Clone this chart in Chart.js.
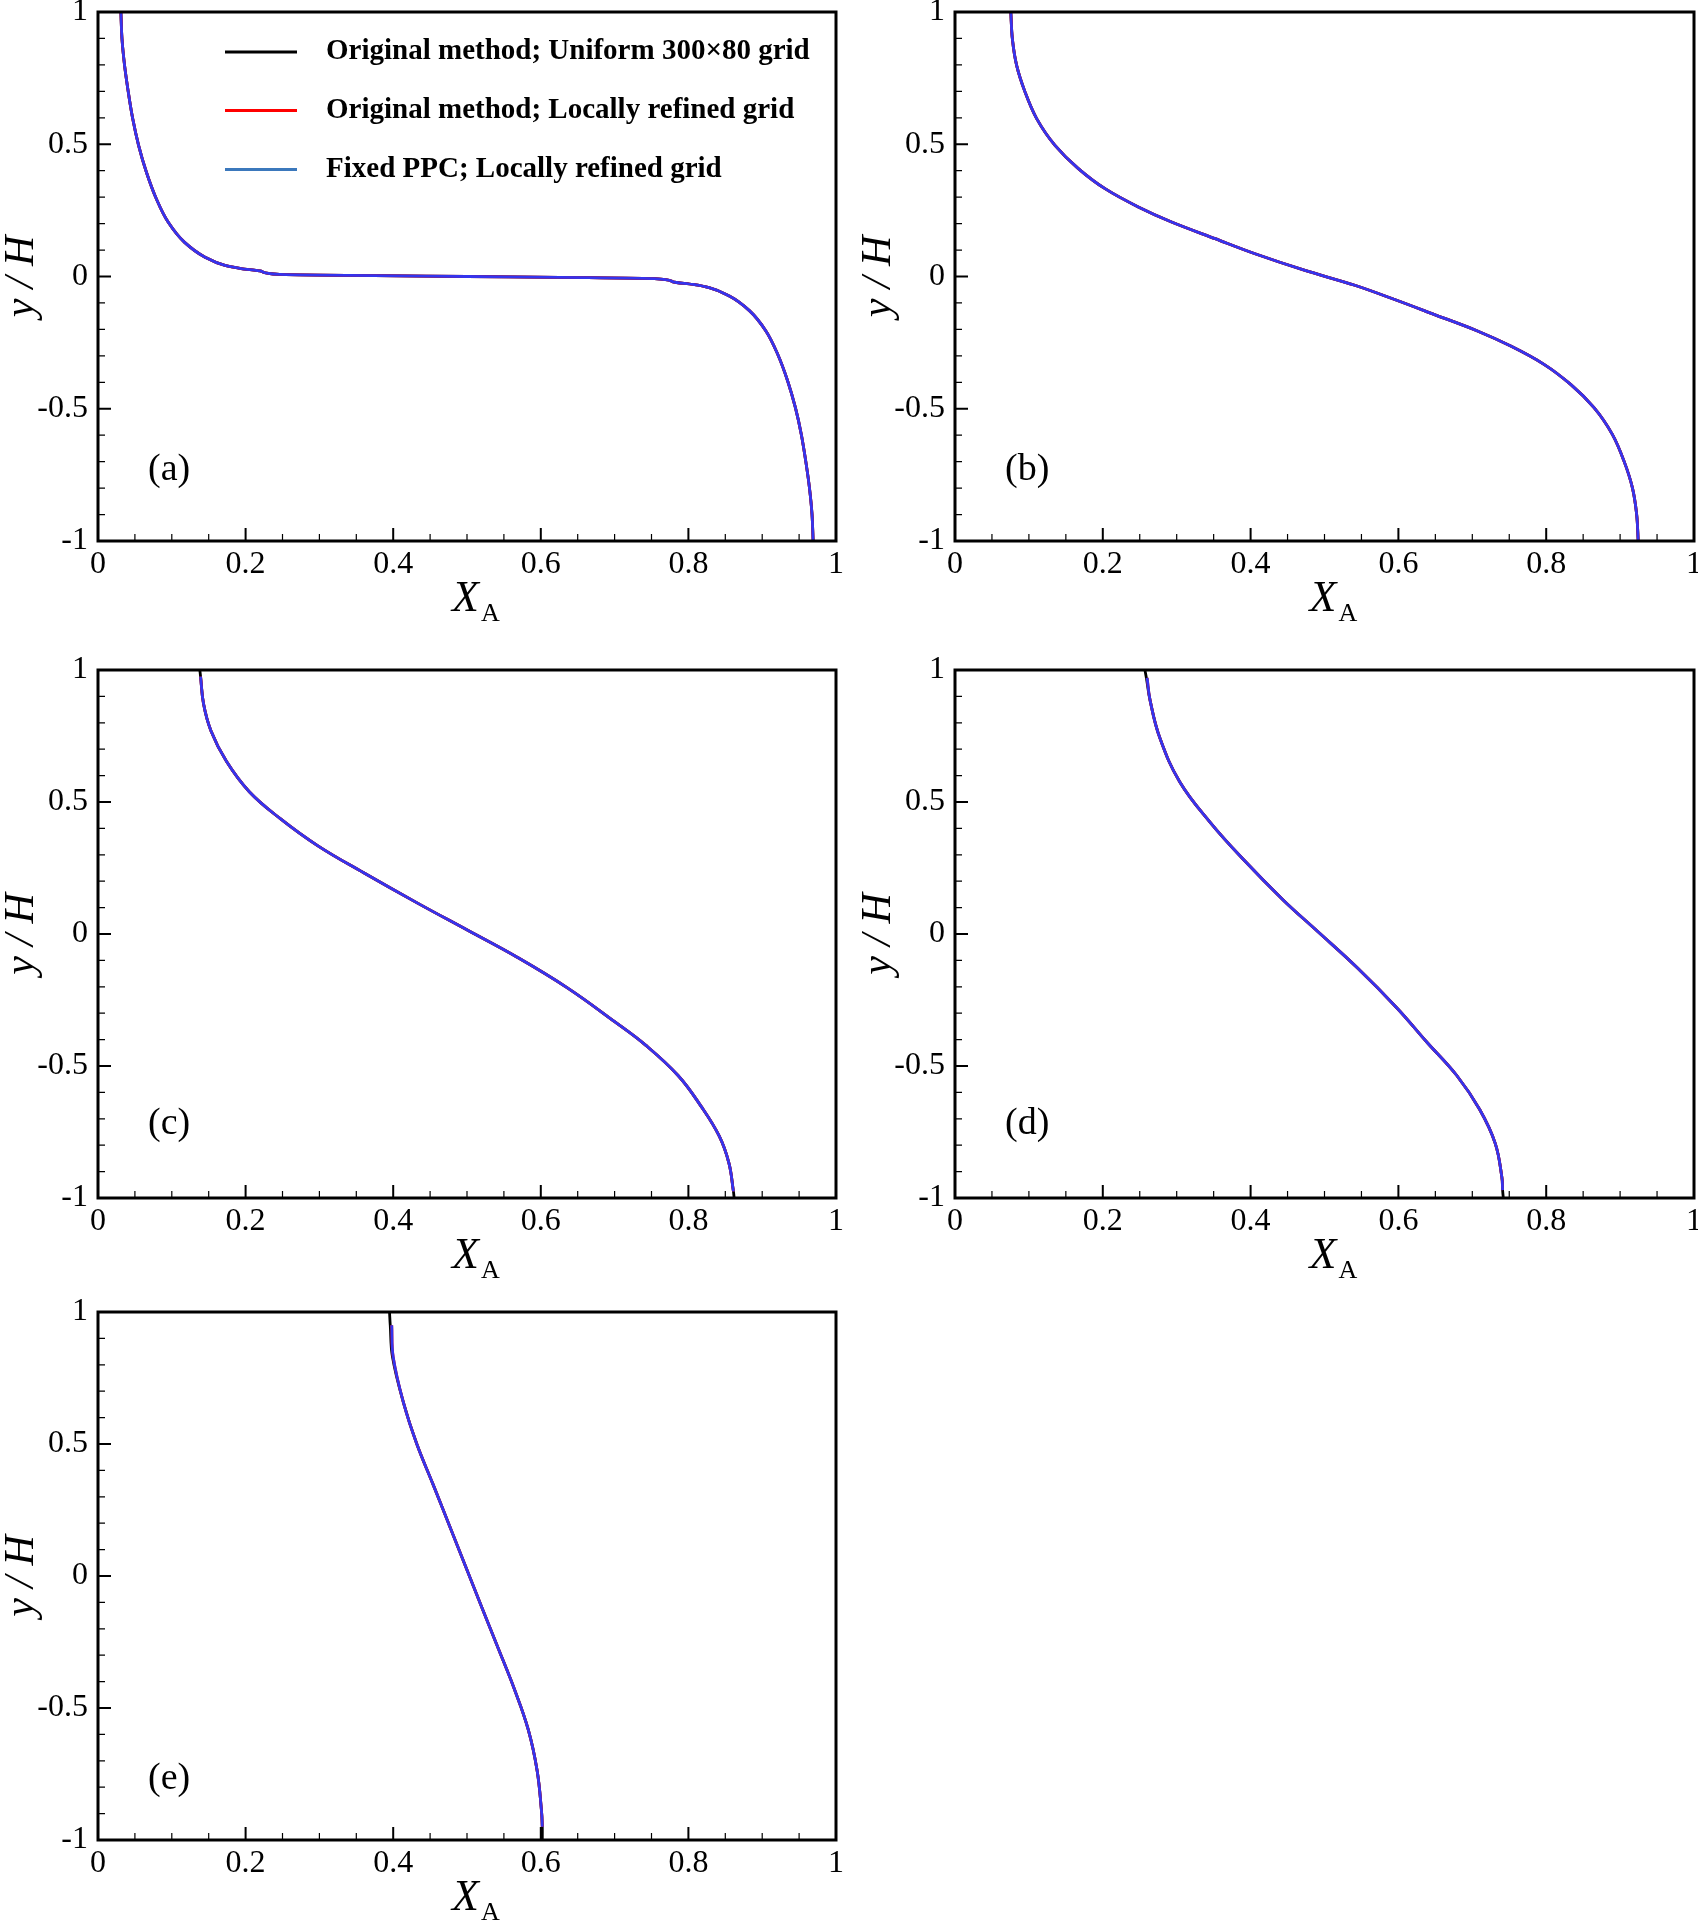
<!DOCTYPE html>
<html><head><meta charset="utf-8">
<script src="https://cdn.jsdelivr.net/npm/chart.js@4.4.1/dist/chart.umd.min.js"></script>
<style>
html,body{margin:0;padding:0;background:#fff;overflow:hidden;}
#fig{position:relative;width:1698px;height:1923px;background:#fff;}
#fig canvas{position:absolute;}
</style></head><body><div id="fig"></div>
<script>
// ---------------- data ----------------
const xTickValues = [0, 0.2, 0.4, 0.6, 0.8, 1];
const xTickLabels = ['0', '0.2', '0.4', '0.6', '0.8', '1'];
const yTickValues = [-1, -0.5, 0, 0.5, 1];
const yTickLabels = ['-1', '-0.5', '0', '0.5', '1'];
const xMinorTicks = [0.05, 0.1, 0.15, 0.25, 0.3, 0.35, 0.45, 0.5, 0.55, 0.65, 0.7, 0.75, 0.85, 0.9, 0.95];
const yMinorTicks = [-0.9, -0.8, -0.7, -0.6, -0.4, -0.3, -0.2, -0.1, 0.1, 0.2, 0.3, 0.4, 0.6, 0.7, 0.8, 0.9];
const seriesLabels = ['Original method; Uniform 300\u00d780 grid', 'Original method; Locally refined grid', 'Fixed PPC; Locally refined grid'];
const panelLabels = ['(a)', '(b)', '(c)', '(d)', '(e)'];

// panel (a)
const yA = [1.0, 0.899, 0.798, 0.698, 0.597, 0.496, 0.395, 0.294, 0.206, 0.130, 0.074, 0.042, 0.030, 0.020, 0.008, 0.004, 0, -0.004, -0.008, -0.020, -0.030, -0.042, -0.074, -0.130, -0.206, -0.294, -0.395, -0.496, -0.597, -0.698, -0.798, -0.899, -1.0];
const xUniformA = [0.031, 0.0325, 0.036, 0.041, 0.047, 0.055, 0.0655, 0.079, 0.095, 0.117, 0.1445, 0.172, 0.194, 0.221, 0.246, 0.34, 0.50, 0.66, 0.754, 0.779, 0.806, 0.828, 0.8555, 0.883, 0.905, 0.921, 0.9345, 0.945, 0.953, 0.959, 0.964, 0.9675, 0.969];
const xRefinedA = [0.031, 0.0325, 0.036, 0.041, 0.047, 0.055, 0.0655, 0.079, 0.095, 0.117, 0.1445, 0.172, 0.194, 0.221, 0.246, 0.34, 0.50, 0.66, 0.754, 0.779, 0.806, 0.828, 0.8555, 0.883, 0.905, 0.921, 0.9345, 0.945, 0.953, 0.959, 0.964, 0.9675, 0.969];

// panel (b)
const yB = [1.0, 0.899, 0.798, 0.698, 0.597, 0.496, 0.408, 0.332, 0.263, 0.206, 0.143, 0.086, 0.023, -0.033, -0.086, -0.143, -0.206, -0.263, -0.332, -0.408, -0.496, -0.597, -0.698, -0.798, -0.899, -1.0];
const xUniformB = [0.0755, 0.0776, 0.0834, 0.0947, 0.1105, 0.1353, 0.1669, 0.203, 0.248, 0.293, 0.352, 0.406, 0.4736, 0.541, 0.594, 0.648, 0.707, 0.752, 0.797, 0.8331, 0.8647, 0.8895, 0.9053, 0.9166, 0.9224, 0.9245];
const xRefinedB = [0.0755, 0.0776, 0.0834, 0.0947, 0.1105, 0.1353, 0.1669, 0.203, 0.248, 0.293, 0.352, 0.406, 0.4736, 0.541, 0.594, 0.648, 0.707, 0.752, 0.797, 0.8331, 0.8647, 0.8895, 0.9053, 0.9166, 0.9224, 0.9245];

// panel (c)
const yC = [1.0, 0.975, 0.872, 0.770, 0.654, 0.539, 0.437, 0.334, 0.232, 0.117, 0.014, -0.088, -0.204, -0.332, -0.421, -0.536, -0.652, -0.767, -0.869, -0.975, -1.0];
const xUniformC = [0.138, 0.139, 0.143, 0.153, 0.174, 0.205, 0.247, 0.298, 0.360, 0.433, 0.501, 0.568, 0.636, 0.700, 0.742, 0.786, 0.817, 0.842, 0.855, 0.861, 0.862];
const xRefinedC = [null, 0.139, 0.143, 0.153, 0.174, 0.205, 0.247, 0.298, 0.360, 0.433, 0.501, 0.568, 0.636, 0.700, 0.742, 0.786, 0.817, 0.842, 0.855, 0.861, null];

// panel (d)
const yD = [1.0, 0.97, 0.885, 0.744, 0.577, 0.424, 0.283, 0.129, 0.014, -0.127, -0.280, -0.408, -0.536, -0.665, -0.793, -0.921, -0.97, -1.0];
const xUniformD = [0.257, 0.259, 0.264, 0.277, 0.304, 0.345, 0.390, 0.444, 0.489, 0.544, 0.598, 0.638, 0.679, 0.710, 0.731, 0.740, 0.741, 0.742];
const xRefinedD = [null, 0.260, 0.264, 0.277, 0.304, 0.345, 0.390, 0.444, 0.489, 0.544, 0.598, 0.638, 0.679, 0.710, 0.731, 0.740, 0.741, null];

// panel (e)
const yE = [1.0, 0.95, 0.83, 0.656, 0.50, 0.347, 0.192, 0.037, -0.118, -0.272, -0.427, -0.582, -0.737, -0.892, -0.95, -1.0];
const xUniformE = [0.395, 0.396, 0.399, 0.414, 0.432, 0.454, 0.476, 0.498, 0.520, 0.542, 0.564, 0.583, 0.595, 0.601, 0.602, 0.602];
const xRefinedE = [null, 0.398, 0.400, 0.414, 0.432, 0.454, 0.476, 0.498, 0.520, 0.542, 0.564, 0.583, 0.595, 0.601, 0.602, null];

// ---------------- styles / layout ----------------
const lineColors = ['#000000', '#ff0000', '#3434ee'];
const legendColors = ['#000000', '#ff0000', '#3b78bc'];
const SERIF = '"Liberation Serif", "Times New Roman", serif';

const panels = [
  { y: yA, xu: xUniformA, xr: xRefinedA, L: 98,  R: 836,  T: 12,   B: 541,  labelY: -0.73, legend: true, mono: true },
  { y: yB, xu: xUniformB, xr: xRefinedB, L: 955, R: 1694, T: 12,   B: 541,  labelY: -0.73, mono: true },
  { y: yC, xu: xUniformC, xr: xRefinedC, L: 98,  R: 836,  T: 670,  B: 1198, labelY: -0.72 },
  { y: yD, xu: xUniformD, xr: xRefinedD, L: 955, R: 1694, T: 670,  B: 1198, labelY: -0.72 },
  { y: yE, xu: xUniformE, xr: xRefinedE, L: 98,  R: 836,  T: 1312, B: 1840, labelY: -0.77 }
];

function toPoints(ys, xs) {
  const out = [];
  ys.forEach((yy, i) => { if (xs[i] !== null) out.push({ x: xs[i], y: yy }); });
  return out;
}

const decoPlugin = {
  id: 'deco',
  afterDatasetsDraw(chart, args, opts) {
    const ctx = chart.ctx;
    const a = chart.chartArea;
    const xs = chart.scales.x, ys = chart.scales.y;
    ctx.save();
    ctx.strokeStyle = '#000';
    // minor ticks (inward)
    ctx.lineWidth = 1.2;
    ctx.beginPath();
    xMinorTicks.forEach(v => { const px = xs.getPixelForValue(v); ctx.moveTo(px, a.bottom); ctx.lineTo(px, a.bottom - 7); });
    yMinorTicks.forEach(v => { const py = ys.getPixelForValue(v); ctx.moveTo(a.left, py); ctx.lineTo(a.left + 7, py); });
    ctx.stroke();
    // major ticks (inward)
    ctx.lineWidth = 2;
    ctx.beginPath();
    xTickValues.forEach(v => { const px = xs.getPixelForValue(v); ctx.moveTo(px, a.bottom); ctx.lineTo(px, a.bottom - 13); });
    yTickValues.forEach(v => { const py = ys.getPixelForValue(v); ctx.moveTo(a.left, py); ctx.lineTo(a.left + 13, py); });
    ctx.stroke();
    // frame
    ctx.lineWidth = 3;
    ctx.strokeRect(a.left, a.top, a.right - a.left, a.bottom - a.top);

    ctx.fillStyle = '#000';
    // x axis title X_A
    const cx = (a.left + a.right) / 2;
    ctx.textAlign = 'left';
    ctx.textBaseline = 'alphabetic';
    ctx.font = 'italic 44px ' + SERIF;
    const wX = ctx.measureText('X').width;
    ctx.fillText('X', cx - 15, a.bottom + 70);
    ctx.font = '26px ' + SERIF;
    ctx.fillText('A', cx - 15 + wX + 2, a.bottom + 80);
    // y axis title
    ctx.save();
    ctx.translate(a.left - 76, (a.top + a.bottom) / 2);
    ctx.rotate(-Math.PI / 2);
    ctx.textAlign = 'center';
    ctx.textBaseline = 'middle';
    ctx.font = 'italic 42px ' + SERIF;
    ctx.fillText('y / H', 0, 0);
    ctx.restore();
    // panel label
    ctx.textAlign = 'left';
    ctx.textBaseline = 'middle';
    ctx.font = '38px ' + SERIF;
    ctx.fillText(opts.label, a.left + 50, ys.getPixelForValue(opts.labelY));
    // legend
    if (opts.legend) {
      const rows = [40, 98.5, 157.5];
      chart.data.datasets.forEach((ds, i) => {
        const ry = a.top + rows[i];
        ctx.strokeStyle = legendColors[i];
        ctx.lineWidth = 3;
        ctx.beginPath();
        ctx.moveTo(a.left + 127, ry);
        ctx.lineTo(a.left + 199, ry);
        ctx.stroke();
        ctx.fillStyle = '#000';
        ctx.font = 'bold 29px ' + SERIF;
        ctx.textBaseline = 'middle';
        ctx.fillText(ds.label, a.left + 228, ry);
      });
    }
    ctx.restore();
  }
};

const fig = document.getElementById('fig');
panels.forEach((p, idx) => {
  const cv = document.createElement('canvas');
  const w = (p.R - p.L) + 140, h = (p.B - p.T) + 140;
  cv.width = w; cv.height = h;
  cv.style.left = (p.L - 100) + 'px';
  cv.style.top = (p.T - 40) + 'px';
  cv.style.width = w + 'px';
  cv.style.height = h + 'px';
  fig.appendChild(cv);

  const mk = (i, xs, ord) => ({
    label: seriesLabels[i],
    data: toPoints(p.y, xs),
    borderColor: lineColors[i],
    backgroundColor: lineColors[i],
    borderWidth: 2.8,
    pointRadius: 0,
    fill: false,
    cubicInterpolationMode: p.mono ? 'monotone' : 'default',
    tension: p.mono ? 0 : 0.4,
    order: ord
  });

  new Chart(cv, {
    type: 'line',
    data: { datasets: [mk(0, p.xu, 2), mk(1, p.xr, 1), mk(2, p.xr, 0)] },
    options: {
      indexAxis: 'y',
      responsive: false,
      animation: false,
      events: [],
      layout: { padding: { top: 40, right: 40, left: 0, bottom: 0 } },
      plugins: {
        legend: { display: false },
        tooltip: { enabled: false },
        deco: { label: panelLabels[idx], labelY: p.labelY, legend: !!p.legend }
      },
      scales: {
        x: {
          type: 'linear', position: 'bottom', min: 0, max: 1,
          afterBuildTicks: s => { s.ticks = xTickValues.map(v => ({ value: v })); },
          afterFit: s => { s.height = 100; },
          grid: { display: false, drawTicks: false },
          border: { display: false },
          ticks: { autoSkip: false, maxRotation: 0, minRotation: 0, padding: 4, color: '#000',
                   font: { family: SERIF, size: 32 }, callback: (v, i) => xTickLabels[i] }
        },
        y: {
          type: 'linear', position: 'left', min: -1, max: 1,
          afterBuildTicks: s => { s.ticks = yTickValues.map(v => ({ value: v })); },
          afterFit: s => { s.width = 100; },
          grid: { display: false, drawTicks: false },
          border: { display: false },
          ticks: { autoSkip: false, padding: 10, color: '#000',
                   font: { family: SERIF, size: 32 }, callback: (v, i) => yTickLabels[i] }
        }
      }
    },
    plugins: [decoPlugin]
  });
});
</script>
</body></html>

────────────────

Restate, line by line and word for word, everything from the top of the material through the line that contains "const panelLabels = ['(a)', '(b)', '(c)', '(d)', '(e)'];". Leave pictures out.

Clone this chart in Chart.js.
<!DOCTYPE html>
<html><head><meta charset="utf-8">
<script src="https://cdn.jsdelivr.net/npm/chart.js@4.4.1/dist/chart.umd.min.js"></script>
<style>
html,body{margin:0;padding:0;background:#fff;overflow:hidden;}
#fig{position:relative;width:1698px;height:1923px;background:#fff;}
#fig canvas{position:absolute;}
</style></head><body><div id="fig"></div>
<script>
// ---------------- data ----------------
const xTickValues = [0, 0.2, 0.4, 0.6, 0.8, 1];
const xTickLabels = ['0', '0.2', '0.4', '0.6', '0.8', '1'];
const yTickValues = [-1, -0.5, 0, 0.5, 1];
const yTickLabels = ['-1', '-0.5', '0', '0.5', '1'];
const xMinorTicks = [0.05, 0.1, 0.15, 0.25, 0.3, 0.35, 0.45, 0.5, 0.55, 0.65, 0.7, 0.75, 0.85, 0.9, 0.95];
const yMinorTicks = [-0.9, -0.8, -0.7, -0.6, -0.4, -0.3, -0.2, -0.1, 0.1, 0.2, 0.3, 0.4, 0.6, 0.7, 0.8, 0.9];
const seriesLabels = ['Original method; Uniform 300\u00d780 grid', 'Original method; Locally refined grid', 'Fixed PPC; Locally refined grid'];
const panelLabels = ['(a)', '(b)', '(c)', '(d)', '(e)'];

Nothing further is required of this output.